The listing below must be repeated word for word, with its images excluded.

* **Recorded information**:
+===+
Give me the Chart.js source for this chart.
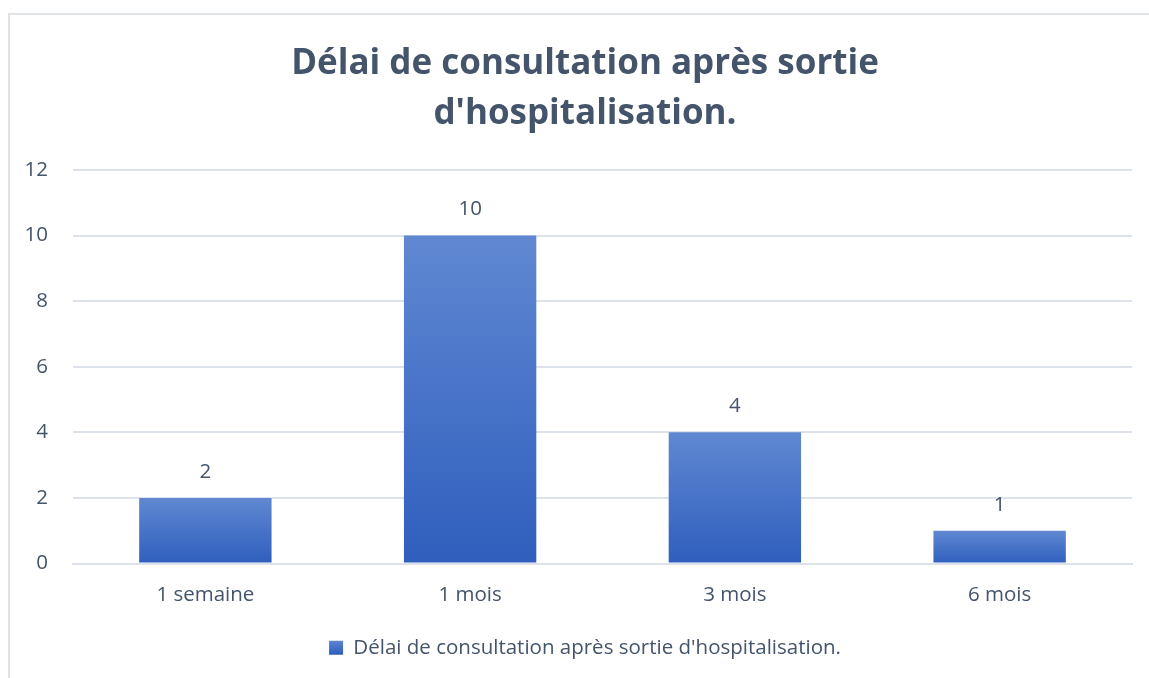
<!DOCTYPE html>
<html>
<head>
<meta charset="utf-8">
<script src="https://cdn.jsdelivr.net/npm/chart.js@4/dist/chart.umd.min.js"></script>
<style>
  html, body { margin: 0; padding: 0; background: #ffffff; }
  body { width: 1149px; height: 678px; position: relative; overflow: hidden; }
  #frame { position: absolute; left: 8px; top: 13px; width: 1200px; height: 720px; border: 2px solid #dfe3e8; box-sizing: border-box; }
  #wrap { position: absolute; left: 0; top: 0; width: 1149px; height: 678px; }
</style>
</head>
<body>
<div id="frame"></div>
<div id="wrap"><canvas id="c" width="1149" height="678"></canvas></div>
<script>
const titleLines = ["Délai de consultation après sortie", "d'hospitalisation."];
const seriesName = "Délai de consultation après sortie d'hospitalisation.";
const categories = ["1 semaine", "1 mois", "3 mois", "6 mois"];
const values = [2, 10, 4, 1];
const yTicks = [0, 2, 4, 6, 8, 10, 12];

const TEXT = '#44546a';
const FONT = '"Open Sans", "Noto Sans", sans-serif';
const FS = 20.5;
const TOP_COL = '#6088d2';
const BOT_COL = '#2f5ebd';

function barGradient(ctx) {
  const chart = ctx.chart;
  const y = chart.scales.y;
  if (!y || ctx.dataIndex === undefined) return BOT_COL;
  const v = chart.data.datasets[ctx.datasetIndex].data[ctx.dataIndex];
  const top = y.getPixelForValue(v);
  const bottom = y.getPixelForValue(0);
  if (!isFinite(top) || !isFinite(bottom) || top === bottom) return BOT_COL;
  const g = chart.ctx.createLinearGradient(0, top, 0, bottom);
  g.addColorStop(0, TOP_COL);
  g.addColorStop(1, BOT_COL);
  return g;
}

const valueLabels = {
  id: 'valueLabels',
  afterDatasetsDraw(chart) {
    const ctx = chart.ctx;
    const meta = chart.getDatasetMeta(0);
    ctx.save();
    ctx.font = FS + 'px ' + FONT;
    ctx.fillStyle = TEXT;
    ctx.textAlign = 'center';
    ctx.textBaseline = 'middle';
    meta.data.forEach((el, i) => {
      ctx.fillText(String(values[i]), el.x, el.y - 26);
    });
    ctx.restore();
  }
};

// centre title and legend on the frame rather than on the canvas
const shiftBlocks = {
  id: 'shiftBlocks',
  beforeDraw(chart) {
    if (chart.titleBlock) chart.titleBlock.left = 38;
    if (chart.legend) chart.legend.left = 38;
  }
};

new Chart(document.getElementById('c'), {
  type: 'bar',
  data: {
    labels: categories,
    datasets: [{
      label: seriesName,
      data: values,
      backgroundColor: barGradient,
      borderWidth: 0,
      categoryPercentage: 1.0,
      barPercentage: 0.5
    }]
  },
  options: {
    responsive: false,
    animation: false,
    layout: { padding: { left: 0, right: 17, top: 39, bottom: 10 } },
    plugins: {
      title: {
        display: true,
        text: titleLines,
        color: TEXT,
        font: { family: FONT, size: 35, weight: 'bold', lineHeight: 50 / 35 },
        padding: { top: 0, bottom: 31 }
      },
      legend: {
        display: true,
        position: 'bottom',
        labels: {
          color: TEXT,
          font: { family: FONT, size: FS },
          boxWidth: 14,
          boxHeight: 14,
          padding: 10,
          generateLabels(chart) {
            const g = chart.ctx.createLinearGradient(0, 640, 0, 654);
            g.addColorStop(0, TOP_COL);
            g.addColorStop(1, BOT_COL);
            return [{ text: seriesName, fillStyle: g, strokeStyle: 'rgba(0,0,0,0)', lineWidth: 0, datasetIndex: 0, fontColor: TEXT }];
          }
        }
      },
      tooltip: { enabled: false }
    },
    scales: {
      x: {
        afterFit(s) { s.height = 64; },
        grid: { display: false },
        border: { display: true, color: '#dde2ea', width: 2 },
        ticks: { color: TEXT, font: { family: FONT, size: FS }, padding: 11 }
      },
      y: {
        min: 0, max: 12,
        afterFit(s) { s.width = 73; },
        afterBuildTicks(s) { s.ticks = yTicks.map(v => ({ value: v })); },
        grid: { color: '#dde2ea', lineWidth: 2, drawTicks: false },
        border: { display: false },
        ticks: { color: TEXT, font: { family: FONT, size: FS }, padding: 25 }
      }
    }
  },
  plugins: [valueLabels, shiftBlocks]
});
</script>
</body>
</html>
+===+
* **Correct output**:
Give me the Chart.js source for this chart.
<!DOCTYPE html>
<html>
<head>
<meta charset="utf-8">
<script src="https://cdn.jsdelivr.net/npm/chart.js@4/dist/chart.umd.min.js"></script>
<style>
  html, body { margin: 0; padding: 0; background: #ffffff; }
  body { width: 1149px; height: 678px; position: relative; overflow: hidden; }
  #frame { position: absolute; left: 8px; top: 13px; width: 1200px; height: 720px; border: 2px solid #dfe3e8; box-sizing: border-box; }
  #wrap { position: absolute; left: 0; top: 0; width: 1149px; height: 678px; }
</style>
</head>
<body>
<div id="frame"></div>
<div id="wrap"><canvas id="c" width="1149" height="678"></canvas></div>
<script>
const titleLines = ["Délai de consultation après sortie", "d'hospitalisation."];
const seriesName = "Délai de consultation après sortie d'hospitalisation.";
const categories = ["1 semaine", "1 mois", "3 mois", "6 mois"];
const values = [2, 10, 4, 1];
const yTicks = [0, 2, 4, 6, 8, 10, 12];

const TEXT = '#44546a';
const FONT = '"Open Sans", "Noto Sans", sans-serif';
const FS = 20.5;
const TOP_COL = '#6088d2';
const BOT_COL = '#2f5ebd';

function barGradient(ctx) {
  const chart = ctx.chart;
  const y = chart.scales.y;
  if (!y || ctx.dataIndex === undefined) return BOT_COL;
  const v = chart.data.datasets[ctx.datasetIndex].data[ctx.dataIndex];
  const top = y.getPixelForValue(v);
  const bottom = y.getPixelForValue(0);
  if (!isFinite(top) || !isFinite(bottom) || top === bottom) return BOT_COL;
  const g = chart.ctx.createLinearGradient(0, top, 0, bottom);
  g.addColorStop(0, TOP_COL);
  g.addColorStop(1, BOT_COL);
  return g;
}

const valueLabels = {
  id: 'valueLabels',
  afterDatasetsDraw(chart) {
    const ctx = chart.ctx;
    const meta = chart.getDatasetMeta(0);
    ctx.save();
    ctx.font = FS + 'px ' + FONT;
    ctx.fillStyle = TEXT;
    ctx.textAlign = 'center';
    ctx.textBaseline = 'middle';
    meta.data.forEach((el, i) => {
      ctx.fillText(String(values[i]), el.x, el.y - 26);
    });
    ctx.restore();
  }
};

// centre title and legend on the frame rather than on the canvas
const shiftBlocks = {
  id: 'shiftBlocks',
  beforeDraw(chart) {
    if (chart.titleBlock) chart.titleBlock.left = 38;
    if (chart.legend) chart.legend.left = 38;
  }
};

new Chart(document.getElementById('c'), {
  type: 'bar',
  data: {
    labels: categories,
    datasets: [{
      label: seriesName,
      data: values,
      backgroundColor: barGradient,
      borderWidth: 0,
      categoryPercentage: 1.0,
      barPercentage: 0.5
    }]
  },
  options: {
    responsive: false,
    animation: false,
    layout: { padding: { left: 0, right: 17, top: 39, bottom: 10 } },
    plugins: {
      title: {
        display: true,
        text: titleLines,
        color: TEXT,
        font: { family: FONT, size: 35, weight: 'bold', lineHeight: 50 / 35 },
        padding: { top: 0, bottom: 31 }
      },
      legend: {
        display: true,
        position: 'bottom',
        labels: {
          color: TEXT,
          font: { family: FONT, size: FS },
          boxWidth: 14,
          boxHeight: 14,
          padding: 10,
          generateLabels(chart) {
            const g = chart.ctx.createLinearGradient(0, 640, 0, 654);
            g.addColorStop(0, TOP_COL);
            g.addColorStop(1, BOT_COL);
            return [{ text: seriesName, fillStyle: g, strokeStyle: 'rgba(0,0,0,0)', lineWidth: 0, datasetIndex: 0, fontColor: TEXT }];
          }
        }
      },
      tooltip: { enabled: false }
    },
    scales: {
      x: {
        afterFit(s) { s.height = 64; },
        grid: { display: false },
        border: { display: true, color: '#dde2ea', width: 2 },
        ticks: { color: TEXT, font: { family: FONT, size: FS }, padding: 11 }
      },
      y: {
        min: 0, max: 12,
        afterFit(s) { s.width = 73; },
        afterBuildTicks(s) { s.ticks = yTicks.map(v => ({ value: v })); },
        grid: { color: '#dde2ea', lineWidth: 2, drawTicks: false },
        border: { display: false },
        ticks: { color: TEXT, font: { family: FONT, size: FS }, padding: 25 }
      }
    }
  },
  plugins: [valueLabels, shiftBlocks]
});
</script>
</body>
</html>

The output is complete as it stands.